8 di Gaetano: Gianna. Canta: Rino Gaetano (1978)
La popolarità di Rino Gaetano e di questo pezzo si è manifestata con un crescendo continuo, complici il periodo in cui venne composta, la perpetua attualità delle liriche di Gaetano, la sua riscoperta in pieno revival dei ’70, il karaoke, la nostalgia per la tv in bianco e nero (anche se le trasmissioni erano già a colori, ma solo per i più ricchi), la sua tragica scomparsa. La sua esibizione resta uno degli episodi migliori in assoluto nella storia del Festival.

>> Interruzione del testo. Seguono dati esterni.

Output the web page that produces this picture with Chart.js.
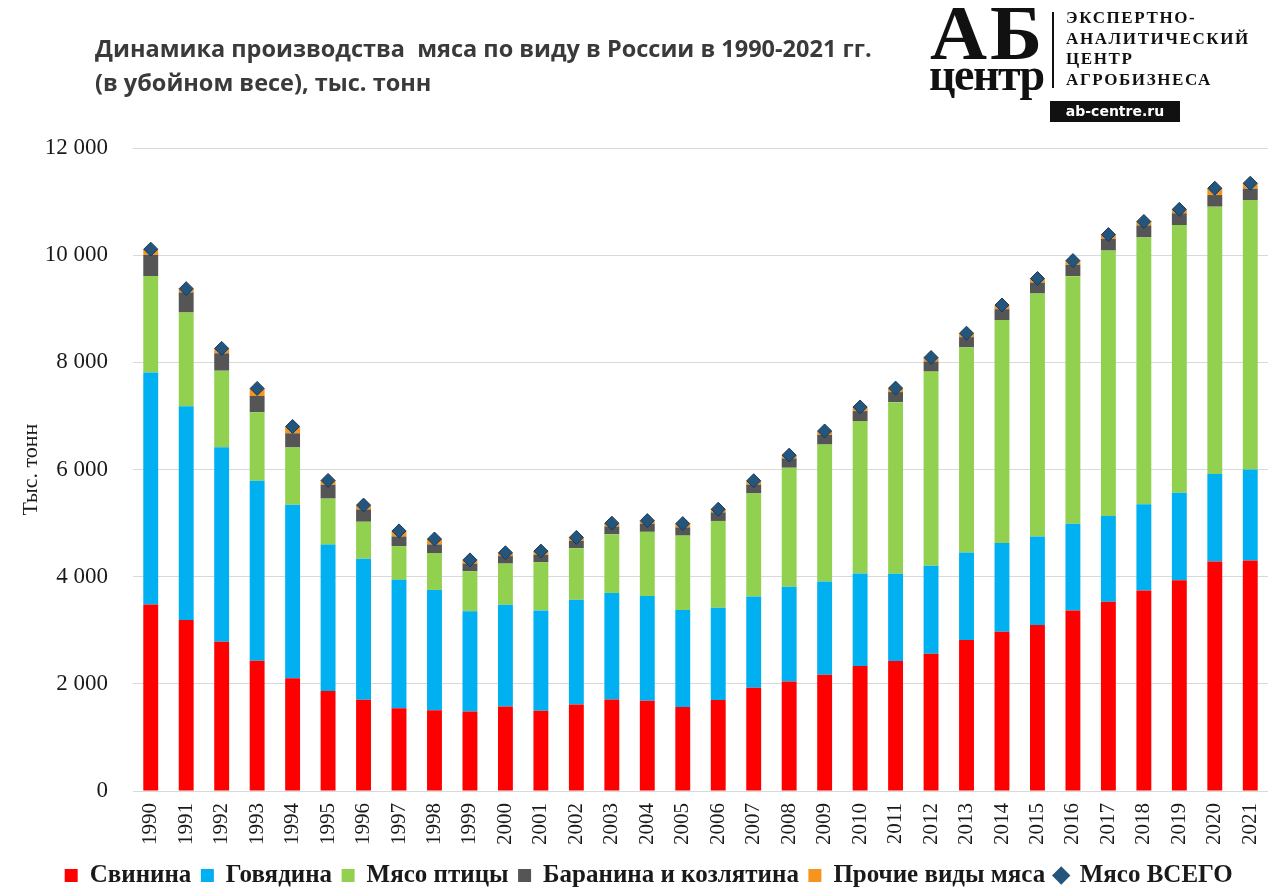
<!DOCTYPE html>
<html><head><meta charset="utf-8">
<script src="https://cdn.jsdelivr.net/npm/chart.js@4.4.1/dist/chart.umd.min.js"></script>
<style>
html,body{margin:0;padding:0;background:#fff;}
#wrap{position:relative;width:1268px;height:888px;overflow:hidden;background:#fff;}
#c{position:absolute;left:0;top:0;}
.title{position:absolute;left:95px;top:31px;font-family:'Open Sans',sans-serif;font-weight:700;font-size:23.5px;line-height:34px;color:#3a3a3a;white-space:pre;}
.ab{position:absolute;left:930px;top:-6px;font-family:'Liberation Serif',serif;font-weight:700;font-size:79px;line-height:78px;letter-spacing:3px;color:#111;}
.centr{position:absolute;left:929px;top:52px;font-family:'Liberation Serif',serif;font-weight:700;font-size:46px;line-height:46px;letter-spacing:-1.5px;color:#111;}
.vline{position:absolute;left:1052px;top:12px;width:2px;height:76px;background:#111;}
.org{position:absolute;left:1066px;top:8px;font-family:'Liberation Serif',serif;font-weight:700;font-size:17px;line-height:20.5px;letter-spacing:1.6px;color:#111;}
.site{position:absolute;left:1050px;top:101px;width:130px;height:21px;background:#111;color:#fff;font-family:'DejaVu Sans',sans-serif;font-weight:700;font-size:14px;line-height:21px;text-align:center;}
</style></head>
<body>
<div id="wrap">
<canvas id="c" width="1268" height="888" style="width:1268px;height:888px"></canvas>
<div class="title">Динамика производства  мяса по виду в России в 1990-2021 гг.
(в убойном весе), тыс. тонн</div>
<div class="ab">АБ</div>
<div class="centr">центр</div>
<div class="vline"></div>
<div class="org">ЭКСПЕРТНО-<br>АНАЛИТИЧЕСКИЙ<br>ЦЕНТР<br>АГРОБИЗНЕСА</div>
<div class="site">ab-centre.ru</div>
</div>
<script>
const years = ['1990','1991','1992','1993','1994','1995','1996','1997','1998','1999','2000','2001','2002','2003','2004','2005','2006','2007','2008','2009','2010','2011','2012','2013','2014','2015','2016','2017','2018','2019','2020','2021'];
const pork = [3480,3190,2784,2432,2103,1865,1705,1546,1505,1485,1578,1498,1612,1706,1686,1569,1699,1929,2042,2169,2331,2428,2560,2816,2974,3099,3368,3531,3742,3934,4282,4300];
const beef = [4329,3989,3632,3359,3240,2733,2630,2395,2247,1868,1898,1872,1957,1990,1955,1809,1723,1699,1769,1741,1727,1625,1642,1633,1654,1649,1619,1603,1608,1630,1633,1700];
const poultry = [1801,1751,1428,1277,1068,859,690,630,690,748,768,902,962,1095,1195,1388,1618,1925,2222,2555,2847,3204,3625,3831,4161,4536,4621,4952,4981,4999,4990,5030];
const mutton = [395,376,325,304,265,259,230,180,160,144,140,135,137,145,154,154,160,166,174,183,185,188,190,190,203,205,214,219,225,219,217,213];
const other = [107,69,91,141,127,80,81,103,101,68,62,70,65,63,56,70,59,71,61,71,77,74,73,74,78,76,77,79,73,73,128,100];
const total = [10112,9375,8260,7513,6803,5796,5336,4854,4703,4313,4446,4477,4733,4999,5046,4990,5259,5790,6268,6719,7167,7519,8090,8544,9070,9565,9899,10384,10629,10855,11250,11343];
const yTicks = [0,2000,4000,6000,8000,10000,12000];

const serif = "'Liberation Serif', 'Times New Roman', serif";
const barCommon = {stack:'meat', order:1, categoryPercentage:1.0, barPercentage:0.42, borderWidth:0};

const legendShift = {
  id:'legendShift',
  afterLayout(chart){ if(chart.legend){ chart.legend.left += 15; chart.legend.right += 15; } }
};

new Chart(document.getElementById('c').getContext('2d'), {
  type:'bar',
  plugins:[legendShift],
  data:{
    labels: years,
    datasets:[
      Object.assign({label:'Свинина', data:pork, backgroundColor:'#ff0000'}, barCommon),
      Object.assign({label:'Говядина', data:beef, backgroundColor:'#00b0f0'}, barCommon),
      Object.assign({label:'Мясо птицы', data:poultry, backgroundColor:'#92d050'}, barCommon),
      Object.assign({label:'Баранина и козлятина', data:mutton, backgroundColor:'#555555'}, barCommon),
      Object.assign({label:'Прочие виды мяса', data:other, backgroundColor:'#f7941d'}, barCommon),
      {type:'line', label:'Мясо ВСЕГО', data:total, stack:'total', order:0, showLine:false,
       pointStyle:'rectRot', pointRadius:7, pointHoverRadius:7,
       backgroundColor:'#24557c', borderColor:'#1c3a58',
       pointBackgroundColor:'#24557c', pointBorderColor:'#1c3a58', pointBorderWidth:1}
    ]
  },
  options:{
    responsive:false, animation:false, events:[],
    layout:{autoPadding:false, padding:{top:148,left:0,right:0,bottom:-10}},
    plugins:{
      tooltip:{enabled:false},
      legend:{
        position:'bottom',
        labels:{
          usePointStyle:true, boxWidth:12, boxHeight:13, padding:10, color:'#1a1a1a',
          font:{family:serif, size:25, weight:'bold'},
          sort:(a,b)=>a.datasetIndex-b.datasetIndex,
          generateLabels(chart){
            const items = Chart.defaults.plugins.legend.labels.generateLabels(chart);
            items.forEach(it=>{
              if(it.datasetIndex<5){ it.pointStyle='rect'; it.lineWidth=0; }
              else { it.pointStyle='rectRot'; it.fillStyle='#24557c'; it.strokeStyle='#1c3a58'; it.lineWidth=0; }
            });
            return items;
          }
        }
      }
    },
    scales:{
      x:{
        stacked:true,
        grid:{display:false},
        border:{color:'#d9d9d9'},
        ticks:{autoSkip:false, minRotation:90, maxRotation:90, padding:4, color:'#1a1a1a', font:{family:serif, size:21}},
        afterFit(s){ s.height = 62; s.paddingLeft = 0; s.paddingRight = 0; }
      },
      y:{
        stacked:true, min:0, max:12000,
        afterBuildTicks(s){ s.ticks = yTicks.map(v=>({value:v})); },
        grid:{color:'#d9d9d9', drawTicks:false},
        border:{display:false},
        ticks:{padding:25, color:'#1a1a1a', font:{family:serif, size:23},
          callback:(v)=>String(v).replace(/\B(?=(\d{3})+(?!\d))/g,' ')},
        title:{display:true, text:'Тыс. тонн', color:'#1a1a1a', font:{family:serif, size:22}, padding:{top:18,bottom:0}},
        afterFit(s){ s.width = 133; }
      }
    }
  }
});
</script>
</body></html>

9. di Avogadro, Borghetti, Fanigliulo, Pace: A me mi piace vivere alla grande. Canta: Franco Fanigliulo (1979)
Non vorrei passare per radical chic (di questi tempi, poi) ma questa è una chicca, a cui sono molto affezionato, nonché brano vincitore morale dell’edizione 1979. Tacciato anche di vilipendio alla religione, con un bell’errore voluto di grammatica nel titolo, il brano, apparentemente un tripudio di fricchettonaggine all’italiana dell’epoca, risulta essere una piacevole eccezione nel piattume con cui si riempiva il Festival in un periodo in cui la musica e la canzone erano davvero altrove (leggi nelle piazze. Forse il periodo, quello che ho appena scritto, era troppo lungo?). Come anomalo era Franco Fanigliulo, scomparso purtroppo prematuramente.
10. di Rossi: Vado al massimo. Canta: Vasco Rossi (1982)
Non mi è simpatico Vasco, per nulla. Ma vi assicuro che la sua esibizione, quella che avete appena visto, è stata una bella botta.
(1) Gli Smiths parteciparono come ospiti a Sanremo Rock, una manifestazione collaterale al festival, proprio nel 1987. Suonarono, in un ostentato playback, 4 brani tra cui Ask (gli altri 3 facilmente reperibili nei suggerimenti su youtube)
(2) I Depeche Mode furono ospiti nel 1986 con Stripped (e se non erro anche nel 1990 con Enjoy the silence, ma l’edizione a cui si riferisce l’autore è la prima)
(3) Era il 1985, non aggiungo altro. Qualcuno sa il perché.
(4) Se invece cercate qualche melodia più mainstream, il Post ha raccolto le 10 migliori canzoni di Roberto Vecchioni. Vado a sentirle.